2)The other idea would be that there would be a scoring system giving 5 points for a pair of 1,4 and -1 for every other number. Then it should somehow give an estimate where these parts are and should find these segmentes. The problem with the first idea is that maybe there would be maybe a segment which has 40 %, and the next segment has 20 % and together they maybe have more than that. So I was trying to figure out how to escape this trap of negative positivies. Maybe the search system should check every number or pair number than a whole segment. This is more complicated, but again more precise.
With the code I am stuck how to make the function. I know the arguments should be
vector
and the desired length of the sequence I would like to search for ( if I go for
the first ide).I think I have to use a for loop
to count every number ( or two numbers) sothat I could check if the are equal to (1,4) and then "remeber" it calculate
the length of that part. And of course search for every part in it for 1 ili 4 to
calculate the rations for them.
I thought of using this kind of loop:
for (i in 1:length(vector)) {
idx <- agrep(vector[i],x)
matches[i] <- length(vector)
But I think it is wrong and not really right.

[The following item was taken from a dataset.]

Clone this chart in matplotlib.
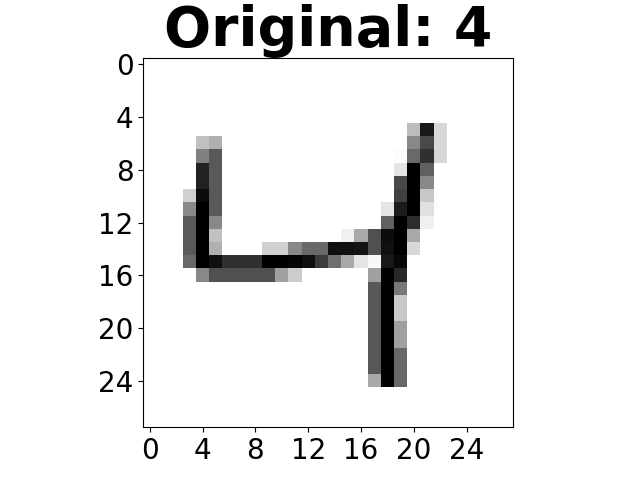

I am still new to programming and R.
Additional question:
How would the function look if it was used for a data frame? Would it change the search to specifi rows?Is posibble to convert a vector into a data frame?
EDIT:
Another example and clarification:
sample2=c("aaaaabababababababababababababababcabcbababc bcbabcbcdddcbcbcdcbcbcbdcb
bcbcbcbdbdbcbcbcbccbbcbbcbcbcbcbcbcbabababababababccbbcbbcbcbcbcbcbcbdbdbcbcbcbccb
bcbcbcbdbdbcbcbcbccbbcbbcbcbcbcbcbbababababababababababababacbcbacbcbcdcbcbcbdcbbcdaddabcbac
cabcbabcbabcbcbbabbabababababababababababa")
nchar(sample2)
So this it what it should do:
1) idea
Search every 50 part of the string, that means this part first:
"aaaaabababababababababababababababcabcbababcbcbabc"
and then this part ( the next sequence of 50 elements of that string)
"bcbabcbcdddcbcbcdcbcbcbdcbbcbcbcbdbdbcbcbcbccbbcbb"
And to this for every other 50 elements of the string.
As you can see the second 50 elements have "ba" in it that match the condition. So that will not be shown because it does not meet the condition.
- The next thing would be to check if it has the right condiotions met (that is for example >0.5 rations) by the formula mentioned abobe for a certain pattern and that is "ba" in this case. If it has "ba" more than >0.5 then it should print out that sequence, say when it starts, return the rations and so on. That should be in a data frame for example.
The next idea was to calculate what the optimal segment for >0.5 in this string would be. That means there would be a problem if in the first part of 50 elements there would be 0.4 of "ba" in it, and in the next 50 0.1 of "ba" in it right at the beginning of that part : Imaginary first 50 have at the end a lot of ba, but not enough:
"aaaaabababababdcdcdcdacacbababababababababababababab"
The next 50 have a lot of the beginning:
"bababababababcbcdcbcbcbdcbbcbcbcbdbdbcbcbcbccbbcbbcd"
So how to make this more optimal? Should there we scoring system for "ba" as explained above to find the optimal lenghts of a segment for satisfing the conditions?